EVERY GENRE PROJECT - April 17 - Rap Rock
Genre of the Day - Rap Rock
Album of the Day - Jenny Death by Death Grips (2015)
April 17, 2024
Today my hearing went through quite an ordeal. No, that is not a knock to Death Grips. It’s a knock to my own stupidity. Sometimes when I take my headphones off in order to complete a task requiring my ears, I’ll turn them up all the way so I can still hear from them while they rest nearby. And then occasionally I’ll pause my music in the midst of that, and forget to turn it back down after putting my headphones back on. That is exactly what happened today. Opportunely, I unpaused full-volume smack-dab in the middle of an extended scream from Death Grips’ MC Ride. It genuinely hurt, but at least I got an up-close-and-personal experience with the genre of the day.
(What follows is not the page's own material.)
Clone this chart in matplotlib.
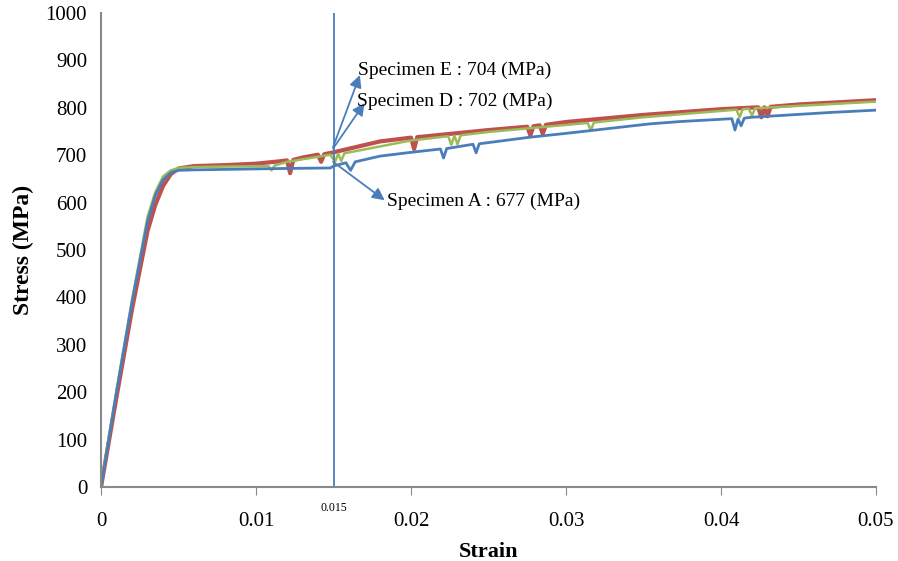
import numpy as np
import matplotlib.pyplot as plt

plt.rcParams['font.family'] = ['Liberation Serif', 'DejaVu Serif']

# Specimen A (blue)
strain_a = [0, 0.0002, 0.001, 0.002, 0.003, 0.0035, 0.004, 0.0045, 0.005, 0.006,
            0.008, 0.010, 0.012, 0.0148, 0.015, 0.0158, 0.0161, 0.0164, 0.018,
            0.020, 0.0219, 0.0221, 0.0223, 0.0240, 0.0242, 0.0244, 0.0277,
            0.030, 0.0354, 0.0374, 0.0407, 0.0409, 0.0411, 0.0413, 0.0415,
            0.0417, 0.042, 0.045, 0.047, 0.050]
stress_a = [0, 40, 200, 390, 560, 615, 648, 663, 668, 669,
            670, 671, 672, 673, 677, 684, 668, 686, 698,
            706, 713, 694, 714, 723, 705, 724, 738,
            746, 766, 771, 777, 753, 776, 762, 778,
            779, 780, 786, 790, 795]

# Specimen D (green)
strain_d = [0, 0.0002, 0.001, 0.002, 0.003, 0.0035, 0.004, 0.0045, 0.005, 0.006,
            0.008, 0.0108, 0.0110, 0.0112, 0.012, 0.0148, 0.0151, 0.0153, 0.0155,
            0.0157, 0.020, 0.0224, 0.0226, 0.0228, 0.0230, 0.0232, 0.025, 0.0314,
            0.0316, 0.0318, 0.035, 0.0410, 0.0412, 0.0414, 0.0418, 0.0420,
            0.0422, 0.045, 0.050]
stress_d = [0, 45, 205, 395, 570, 622, 655, 668, 673, 675,
            676, 677, 668, 678, 686, 701, 686, 703, 688,
            704, 731, 740, 722, 741, 723, 742, 749, 768,
            752, 769, 780, 796, 780, 797, 798, 783,
            799, 804, 813]

# Specimen E (red)
strain_e = [0, 0.0002, 0.001, 0.002, 0.003, 0.0035, 0.004, 0.0045, 0.005, 0.006,
            0.008, 0.010, 0.0115, 0.0120, 0.0122, 0.0124, 0.013, 0.0140, 0.0142,
            0.0144, 0.015, 0.018, 0.0200, 0.0202, 0.0204, 0.025, 0.0275, 0.0277,
            0.0279, 0.0283, 0.0285, 0.0287, 0.030, 0.035, 0.040, 0.0424, 0.0426,
            0.0428, 0.0430, 0.0432, 0.045, 0.050]
stress_e = [0, 38, 190, 375, 540, 595, 635, 660, 672, 677,
            679, 682, 687, 689, 662, 690, 695, 701, 686,
            702, 706, 729, 737, 713, 738, 753, 760, 742,
            761, 763, 745, 764, 770, 785, 797, 801, 780,
            801, 782, 802, 807, 816]

xticks = [0, 0.01, 0.02, 0.03, 0.04, 0.05]
xtick_labels = ['0', '0.01', '0.02', '0.03', '0.04', '0.05']
yticks = list(range(0, 1001, 100))

blue = '#4a7ebb'
fig = plt.figure(figsize=(8.98, 5.61), dpi=100)
ax = fig.add_axes([0.1125, 0.1319, 0.863, 0.845])

ax.plot(strain_e, stress_e, color='#c0504d', lw=3.0)
ax.plot(strain_d, stress_d, color='#9bbb59', lw=1.8)
ax.plot(strain_a, stress_a, color=blue, lw=2.0)

ax.axvline(0.015, color=blue, lw=1.3)

# annotation arrows and labels
arrow = dict(arrowstyle='-|>', color=blue, lw=1.3, mutation_scale=18,
             shrinkA=0, shrinkB=0)
ax.annotate('', xy=(0.0167, 869), xytext=(0.01497, 717), arrowprops=arrow)
ax.annotate('', xy=(0.0170, 810), xytext=(0.01497, 714), arrowprops=arrow)
ax.annotate('', xy=(0.0183, 605), xytext=(0.01497, 686), arrowprops=arrow)
ax.text(0.01658, 878, 'Specimen E : 704 (MPa)', fontsize=14, va='center', ha='left')
ax.text(0.01652, 814, 'Specimen D : 702 (MPa)', fontsize=14, va='center', ha='left')
ax.text(0.01845, 603, 'Specimen A : 677 (MPa)', fontsize=14, va='center', ha='left')

ax.set_xlim(0, 0.05)
ax.set_ylim(0, 1000)
ax.set_xticks(xticks)
ax.set_xticklabels(xtick_labels)
ax.set_yticks(yticks)
ax.tick_params(axis='x', length=6, color='#898989', labelsize=15, pad=12, direction='out')
ax.tick_params(axis='y', length=0, labelsize=15, pad=10)

ax.text(0.015, -0.045, '0.015', transform=ax.get_xaxis_transform(),
        fontsize=8.5, ha='center', va='center')

ax.set_xlabel('Strain', fontsize=16, fontweight='bold', labelpad=8)
ax.set_ylabel('Stress (MPa)', fontsize=17, fontweight='bold', labelpad=8)

for s in ['top', 'right']:
    ax.spines[s].set_visible(False)
for s in ['left', 'bottom']:
    ax.spines[s].set_color('#898989')
    ax.spines[s].set_linewidth(1.5)

fig.savefig('out.png', dpi=100)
Rap and rock may not necessarily seem to be two genres conducive to collaboration: there is a rather large emphasis on singing on rock, even when that singing comes out as mangled, impassioned roars, and clarity of rapping might be difficult to get across through the timbral thickness of heavy guitars or unconventional time signatures. However, the two have had their converging moments ever since the day Aerosmith hit up Run-DMC for a remix to “Walk This Way.” As rap became less emphasized on just wordplay over breakbeats and became more of a political phenomenon, it unleashed a growing punk sensibility that some artists seized upon and melded more directly. Rap became a juggernaut commercial genre by the end of the ‘90s, so the opposite was true as well: aspiring rockers began to rap, becoming a major facet of nu metal artists like Limp Bizkit and Rage Against the Machine. Unfortunately, the dominance of nu metal as the face of rap rock caused many to lampoon the fusion. The angsty nature, pop elements, and the rap aspect seen by many as corny by many gave nu metal a bit of a bad name among a ton of music enthusiasts.
Nonetheless, while the late ‘90s rap rock ‘golden age’ died down, in the 2010s innovative groups like Death Grips picked it back up and put their own avant-garde spin on it. Death Grips feels a bit like a genre of their own. Yes, their sound is industrial, thrashing, noisy rock. And indeed they rap. Nonetheless, being declared the vanguards of rap rock feels a bit reductive to their standalone sound. Like many bizarre phenomena, they hail from northern California (love to my Bay Area friends; you’re all so… unique!), and quickly received attention for their innovative, expansive combination of hardcore rap and punk stylings. Death Grips really loves Björk. I feel like including that simply because the first side of today’s album (I only listened ot the B-side, as they’re listed separately on RYM and also were not simultaneously released—the group is notorious for messy releases) is a collection of Björk samples. Nonetheless, that should tell you something about their preference for the sonically unusual and provocative.
There are almost no words to describe today’s album. The melodies are off-kilter and MC Rides’ delivery, intonation, and word emphases are so unusual and power-driven in a way that sets him apart from (and above) other assertive rappers. Through guitar and drums drenched in stormy distortion, MC Rides is still able to pierce through to the bone with his simultaneously take-no-prisoners and offhandedly humorous rapping. Some of them are nonsensical, but delivered with such commanding force that you’re inclined to agree, such as “Inanimate riffs I’m glazin’ / Brag you’re making music, naw, you’re makin’ bacon” on the hyperpop presage “Inanimate Sensation”. While boastful at times (“I'm the only thing ever on my mind / You're one of those things I never rewind” on “Pss Pss”) other verses like the scathing critique of inertia (“Beyond Alive”) offer a varied platter of insights. It’s a listen that can only be described as: how does one even conjure music like this? And therein lies the beauty of Death Grips.